_Exercise task_
Reproduce each line of the material exactly, minus any picture.

_Information shown_
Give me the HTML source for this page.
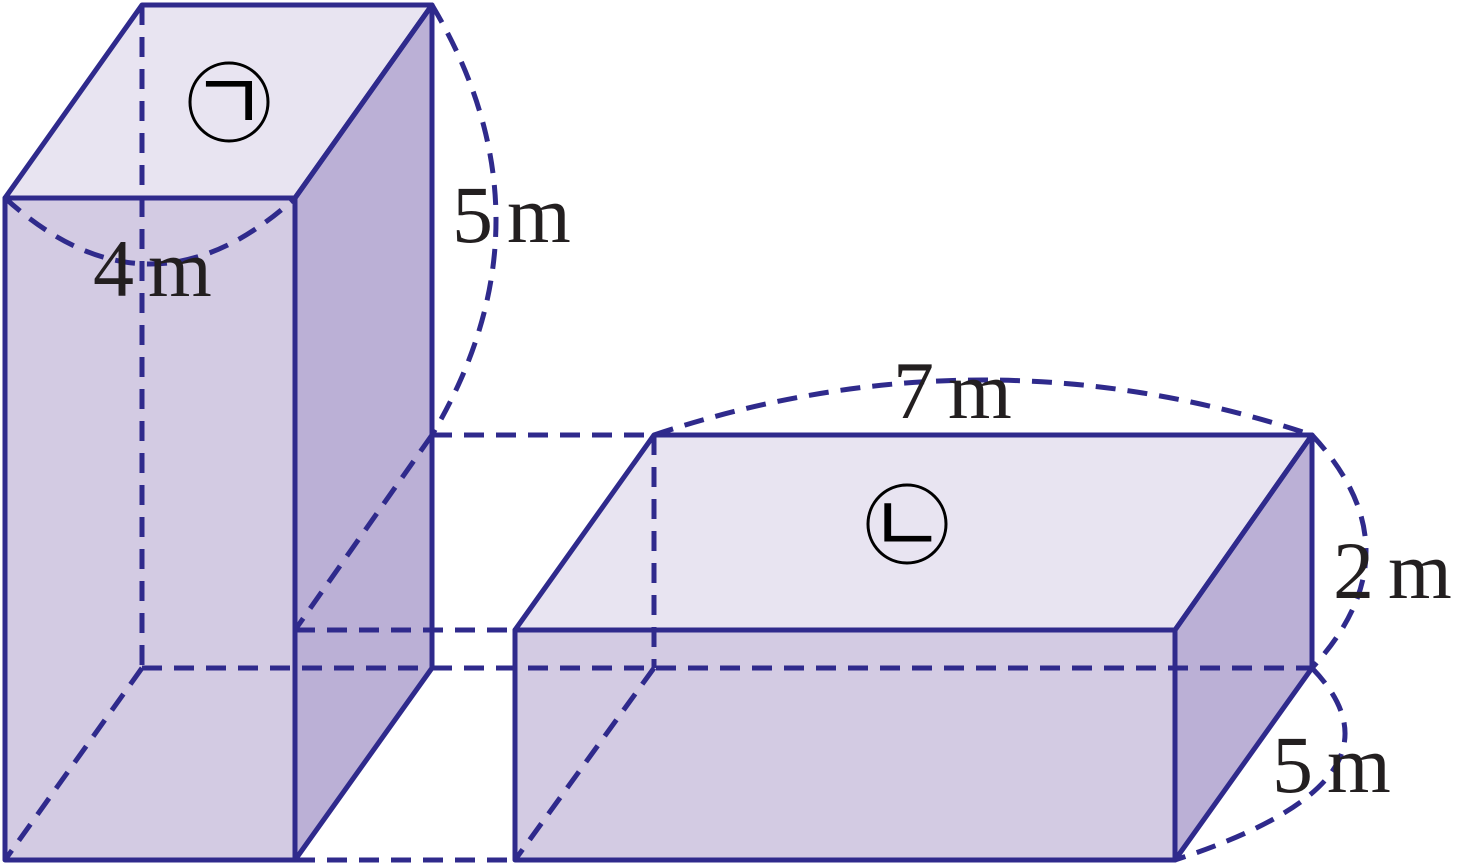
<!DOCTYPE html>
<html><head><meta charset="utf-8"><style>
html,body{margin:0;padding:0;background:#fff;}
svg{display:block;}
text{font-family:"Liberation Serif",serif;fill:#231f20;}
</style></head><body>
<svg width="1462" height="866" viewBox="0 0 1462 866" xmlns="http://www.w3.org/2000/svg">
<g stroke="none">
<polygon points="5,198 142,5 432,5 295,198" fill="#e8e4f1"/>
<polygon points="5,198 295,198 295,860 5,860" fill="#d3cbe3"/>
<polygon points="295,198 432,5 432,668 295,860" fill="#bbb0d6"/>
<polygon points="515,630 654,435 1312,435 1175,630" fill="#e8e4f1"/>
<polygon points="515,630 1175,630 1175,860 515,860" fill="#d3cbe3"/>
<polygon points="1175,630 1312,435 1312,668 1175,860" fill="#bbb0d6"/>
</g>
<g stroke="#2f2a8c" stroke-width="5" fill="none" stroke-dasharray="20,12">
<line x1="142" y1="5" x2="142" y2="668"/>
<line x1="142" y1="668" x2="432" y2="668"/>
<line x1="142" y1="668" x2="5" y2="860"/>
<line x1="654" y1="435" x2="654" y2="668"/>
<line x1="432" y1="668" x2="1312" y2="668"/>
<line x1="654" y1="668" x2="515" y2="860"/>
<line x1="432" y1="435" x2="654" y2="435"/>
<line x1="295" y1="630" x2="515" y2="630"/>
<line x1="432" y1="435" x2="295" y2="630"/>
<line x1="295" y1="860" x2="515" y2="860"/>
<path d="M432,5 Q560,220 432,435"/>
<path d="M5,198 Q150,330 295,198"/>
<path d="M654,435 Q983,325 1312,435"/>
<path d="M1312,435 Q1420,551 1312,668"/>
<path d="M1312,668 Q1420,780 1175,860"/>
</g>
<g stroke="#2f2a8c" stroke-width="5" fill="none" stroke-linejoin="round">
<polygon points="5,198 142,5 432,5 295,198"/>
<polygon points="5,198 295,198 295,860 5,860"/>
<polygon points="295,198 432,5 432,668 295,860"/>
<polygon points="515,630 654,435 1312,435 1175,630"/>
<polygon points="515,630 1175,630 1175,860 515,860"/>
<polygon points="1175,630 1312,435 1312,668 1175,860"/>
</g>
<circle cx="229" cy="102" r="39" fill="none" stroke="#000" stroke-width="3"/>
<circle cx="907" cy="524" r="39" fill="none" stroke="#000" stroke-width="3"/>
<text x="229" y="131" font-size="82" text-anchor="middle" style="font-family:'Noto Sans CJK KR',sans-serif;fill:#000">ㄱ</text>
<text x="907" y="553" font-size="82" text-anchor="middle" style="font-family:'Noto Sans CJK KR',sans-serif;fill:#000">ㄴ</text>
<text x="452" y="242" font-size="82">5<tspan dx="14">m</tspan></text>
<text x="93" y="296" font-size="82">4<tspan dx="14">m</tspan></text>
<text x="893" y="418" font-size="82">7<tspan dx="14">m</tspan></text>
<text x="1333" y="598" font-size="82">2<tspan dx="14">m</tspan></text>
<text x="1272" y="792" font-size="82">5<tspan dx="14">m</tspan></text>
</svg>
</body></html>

_Response to this exercise_
Give me the HTML source for this page.
<!DOCTYPE html>
<html><head><meta charset="utf-8"><style>
html,body{margin:0;padding:0;background:#fff;}
svg{display:block;}
text{font-family:"Liberation Serif",serif;fill:#231f20;}
</style></head><body>
<svg width="1462" height="866" viewBox="0 0 1462 866" xmlns="http://www.w3.org/2000/svg">
<g stroke="none">
<polygon points="5,198 142,5 432,5 295,198" fill="#e8e4f1"/>
<polygon points="5,198 295,198 295,860 5,860" fill="#d3cbe3"/>
<polygon points="295,198 432,5 432,668 295,860" fill="#bbb0d6"/>
<polygon points="515,630 654,435 1312,435 1175,630" fill="#e8e4f1"/>
<polygon points="515,630 1175,630 1175,860 515,860" fill="#d3cbe3"/>
<polygon points="1175,630 1312,435 1312,668 1175,860" fill="#bbb0d6"/>
</g>
<g stroke="#2f2a8c" stroke-width="5" fill="none" stroke-dasharray="20,12">
<line x1="142" y1="5" x2="142" y2="668"/>
<line x1="142" y1="668" x2="432" y2="668"/>
<line x1="142" y1="668" x2="5" y2="860"/>
<line x1="654" y1="435" x2="654" y2="668"/>
<line x1="432" y1="668" x2="1312" y2="668"/>
<line x1="654" y1="668" x2="515" y2="860"/>
<line x1="432" y1="435" x2="654" y2="435"/>
<line x1="295" y1="630" x2="515" y2="630"/>
<line x1="432" y1="435" x2="295" y2="630"/>
<line x1="295" y1="860" x2="515" y2="860"/>
<path d="M432,5 Q560,220 432,435"/>
<path d="M5,198 Q150,330 295,198"/>
<path d="M654,435 Q983,325 1312,435"/>
<path d="M1312,435 Q1420,551 1312,668"/>
<path d="M1312,668 Q1420,780 1175,860"/>
</g>
<g stroke="#2f2a8c" stroke-width="5" fill="none" stroke-linejoin="round">
<polygon points="5,198 142,5 432,5 295,198"/>
<polygon points="5,198 295,198 295,860 5,860"/>
<polygon points="295,198 432,5 432,668 295,860"/>
<polygon points="515,630 654,435 1312,435 1175,630"/>
<polygon points="515,630 1175,630 1175,860 515,860"/>
<polygon points="1175,630 1312,435 1312,668 1175,860"/>
</g>
<circle cx="229" cy="102" r="39" fill="none" stroke="#000" stroke-width="3"/>
<circle cx="907" cy="524" r="39" fill="none" stroke="#000" stroke-width="3"/>
<text x="229" y="131" font-size="82" text-anchor="middle" style="font-family:'Noto Sans CJK KR',sans-serif;fill:#000">ㄱ</text>
<text x="907" y="553" font-size="82" text-anchor="middle" style="font-family:'Noto Sans CJK KR',sans-serif;fill:#000">ㄴ</text>
<text x="452" y="242" font-size="82">5<tspan dx="14">m</tspan></text>
<text x="93" y="296" font-size="82">4<tspan dx="14">m</tspan></text>
<text x="893" y="418" font-size="82">7<tspan dx="14">m</tspan></text>
<text x="1333" y="598" font-size="82">2<tspan dx="14">m</tspan></text>
<text x="1272" y="792" font-size="82">5<tspan dx="14">m</tspan></text>
</svg>
</body></html>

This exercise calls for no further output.